Crumbling gurudwaras blur the lines on the India-Pakistan border
Indian Air Force jets flew over our heads; we could hear them buzz a few seconds after the planes disappeared into the bright sunny day. They flew in pairs. I don’t know how far the jets went inside Pakistan’s airspace.
Before us was the Gurdwara of Nanak, a sad structure with only its skeleton surviving. Inside there was graffiti which read, “Ibadat sirf Allah ki karien”.
Under the dome of the sacred shrine there were pictures of the 10 Sikh Gurus. The faces of all of these portraits had been chiselled out. Next to the pictures, there was a verse from Nanak’s poetry establishing his commitment to monotheism. A few cowherds stood around me staring at the headless pictures of Sikh Gurus.

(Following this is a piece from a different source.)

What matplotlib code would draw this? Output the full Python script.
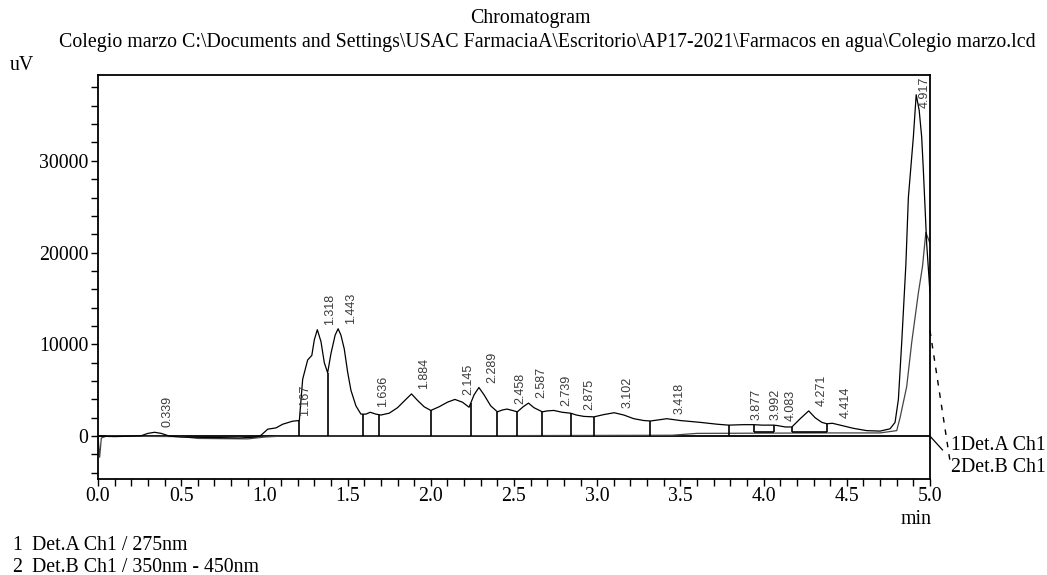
import numpy as np
import matplotlib
matplotlib.use("Agg")
import matplotlib.pyplot as plt
from matplotlib.ticker import MultipleLocator

plt.rcParams['font.family'] = ['Liberation Serif', 'DejaVu Serif']

# Det.A Ch1 trace (min, uV)
det_a_t = [0.00, 0.10, 0.20, 0.26, 0.30, 0.34, 0.38, 0.43, 0.50, 0.70, 0.85, 0.95, 0.98,
           1.02, 1.07, 1.11, 1.17, 1.21, 1.23, 1.26, 1.285, 1.30, 1.318, 1.34, 1.36, 1.38,
           1.40, 1.425, 1.443, 1.46, 1.48, 1.50, 1.52, 1.55, 1.58, 1.61, 1.636, 1.67, 1.70,
           1.75, 1.80, 1.85, 1.884, 1.92, 1.96, 2.00, 2.05, 2.10, 2.145, 2.19, 2.23, 2.26,
           2.289, 2.32, 2.36, 2.40, 2.43, 2.458, 2.49, 2.52, 2.555, 2.587, 2.62, 2.67, 2.70,
           2.739, 2.79, 2.84, 2.875, 2.92, 2.98, 3.04, 3.102, 3.16, 3.22, 3.28, 3.32, 3.38,
           3.418, 3.50, 3.62, 3.72, 3.79, 3.877, 3.94, 3.992, 4.06, 4.083, 4.13, 4.17, 4.22,
           4.271, 4.31, 4.35, 4.38, 4.414, 4.46, 4.54, 4.62, 4.70, 4.76, 4.79, 4.81, 4.83,
           4.855, 4.87, 4.90, 4.917, 4.935, 4.95, 4.96, 4.98, 5.00]
det_a_v = [0, -50, 0, 50, 300, 420, 300, 0, -100, -150, -200, -100, 100,
           760, 900, 1300, 1630, 1700, 6200, 8300, 8800, 10500, 11600, 10300, 8000, 6900,
           9000, 11000, 11700, 11000, 9500, 7000, 5000, 3300, 2400, 2400, 2600, 2400, 2300,
           2500, 3100, 4000, 4600, 3900, 3200, 2800, 3200, 3700, 4000, 3700, 3150, 4500,
           5300, 4500, 3300, 2650, 2850, 2950, 2800, 2650, 3200, 3600, 3100, 2650, 2750,
           2800, 2600, 2500, 2300, 2150, 2100, 2350, 2550, 2300, 1900, 1700, 1650, 1800,
           1900, 1700, 1500, 1300, 1200, 1250, 1250, 1200, 1200, 1150, 1000, 1000, 1900,
           2750, 2000, 1500, 1350, 1400, 1200, 850, 600, 550, 800, 1500, 4000, 10200,
           18700, 26000, 32600, 37200, 35500, 32600, 29000, 21000, 15600]

# Det.B Ch1 trace
det_b_t = [0.00, 0.01, 0.02, 0.05, 0.50, 0.60, 0.90, 1.00, 1.10, 3.45, 3.60, 4.40, 4.70,
           4.80, 4.82, 4.86, 4.89, 4.93, 4.955, 4.975, 5.00]
det_b_v = [0, -2300, -200, 0, -50, -250, -300, -100, 0, 100, 300, 350, 350,
           600, 2000, 5400, 10200, 15600, 18500, 22200, 21000]

# peak labels (retention times)
peak_rt = [0.339, 1.167, 1.318, 1.443, 1.636, 1.884, 2.145, 2.289, 2.458, 2.587, 2.739,
           2.875, 3.102, 3.418, 3.877, 3.992, 4.083, 4.271, 4.414, 4.917]
peak_txt = ['0.339', '1.167', '1.318', '1.443', '1.636', '1.884', '2.145', '2.289', '2.458',
            '2.587', '2.739', '2.875', '3.102', '3.418', '3.877', '3.992', '4.083', '4.271',
            '4.414', '4.917']

# peak separation drop lines and where they end
drop_t = [1.21, 1.38, 1.59, 1.69, 2.00, 2.24, 2.40, 2.52, 2.67, 2.84, 2.98, 3.32, 3.79,
          3.94, 4.06, 4.17, 4.38]
drop_bottom = [0, 0, 0, 0, 0, 0, 0, 0, 0, 0, 0, 0, 0, 400, 400, 400, 400]

W, H = 1047, 575
FS = 14.3
fig = plt.figure(figsize=(W / 100, H / 100), dpi=100)
ax = fig.add_axes([98 / W, 1 - 479 / H, (930 - 98) / W, (479 - 75) / H])

ax.axhline(0, color='black', lw=1.3, zorder=1)
ax.plot(det_b_t, det_b_v, color='#444444', lw=0.9, zorder=2)
ax.plot(det_a_t, det_a_v, color='black', lw=0.9, zorder=3)

tops = np.interp(drop_t, det_a_t, det_a_v)
ax.vlines(drop_t, drop_bottom, tops, color='black', lw=1.2, zorder=3)
ax.hlines([400, 400], [3.94, 4.17], [4.06, 4.38], color='black', lw=1.2, zorder=3)

for rt, txt in zip(peak_rt, peak_txt):
    if txt == '4.917':
        ax.annotate(txt, (rt, 39350), xytext=(1.5, -1), textcoords='offset points',
                    rotation=90, ha='left', va='top', fontsize=9,
                    family='Liberation Sans', color='#3a3a3a')
        continue
    h = np.interp(rt, det_a_t, det_a_v)
    ax.annotate(txt, (rt, h), xytext=(5, 3.5), textcoords='offset points',
                rotation=90, ha='left', va='bottom', fontsize=9,
                family='Liberation Sans', color='#3a3a3a')

ax.set_xlim(0, 5.0)
ax.set_ylim(-4670, 39350)
ax.xaxis.set_major_locator(MultipleLocator(0.5))
ax.xaxis.set_minor_locator(MultipleLocator(0.1))
ax.yaxis.set_minor_locator(MultipleLocator(2000))
ax.xaxis.set_major_formatter(matplotlib.ticker.FormatStrFormatter('%.1f'))
ax.set_yticks([0, 10000, 20000, 30000])
ax.tick_params(which='both', direction='out', length=5, width=1, labelsize=FS)
ax.tick_params(axis='x', pad=1)
ax.tick_params(axis='y', pad=2)
for s in ax.spines.values():
    s.set_linewidth(1.3)

# leaders to the channel labels
ax.plot([5.0, 5.075], [0, -1500], color='black', lw=0.9, clip_on=False)
ax.plot([5.0, 5.12], [11500, -2700], color='black', lw=1.0, ls=(0, (4, 5)), clip_on=False)

fig.text(530 / W, 1 - 18 / H, 'Chromatogram', ha='center', va='center', fontsize=FS)
fig.text(547 / W, 1 - 42 / H,
         'Colegio marzo C:\\Documents and Settings\\USAC FarmaciaA\\Escritorio\\AP17-2021\\Farmacos en agua\\Colegio marzo.lcd',
         ha='center', va='center', fontsize=FS)
fig.text(10 / W, 1 - 65 / H, 'uV', ha='left', va='center', fontsize=FS)
fig.text(932 / W, 1 - 519 / H, 'min', ha='right', va='center', fontsize=FS)
fig.text(951 / W, 1 - 445 / H, '1Det.A Ch1', ha='left', va='center', fontsize=FS)
fig.text(951 / W, 1 - 467 / H, '2Det.B Ch1', ha='left', va='center', fontsize=FS)
fig.text(12 / W, 1 - 545 / H, '1', ha='left', va='center', fontsize=FS)
fig.text(32 / W, 1 - 545 / H, 'Det.A Ch1 / 275nm', ha='left', va='center', fontsize=FS)
fig.text(12 / W, 1 - 567 / H, '2', ha='left', va='center', fontsize=FS)
fig.text(32 / W, 1 - 567 / H, 'Det.B Ch1 / 350nm - 450nm', ha='left', va='center', fontsize=FS)

fig.savefig('out.png', dpi=100)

This was the village of Jhaman, a historical village on the outskirts of Lahore, a village that had been made famous by Guru Nanak’s visit.
His maternal village is not far from here. About 50 kilometers away is the city of Sultanpur Lodhi in East Punjab. Nanak came here after visiting Jhaman. He went to Sultanpur Lodhi as a young man for work and spent more than a decade there. After undertaking his first spiritual pilgrimage, he decided to revisit his friends and family at Sultanpur Lodhi.
We were only a few metres away from the most dangerous border of the world.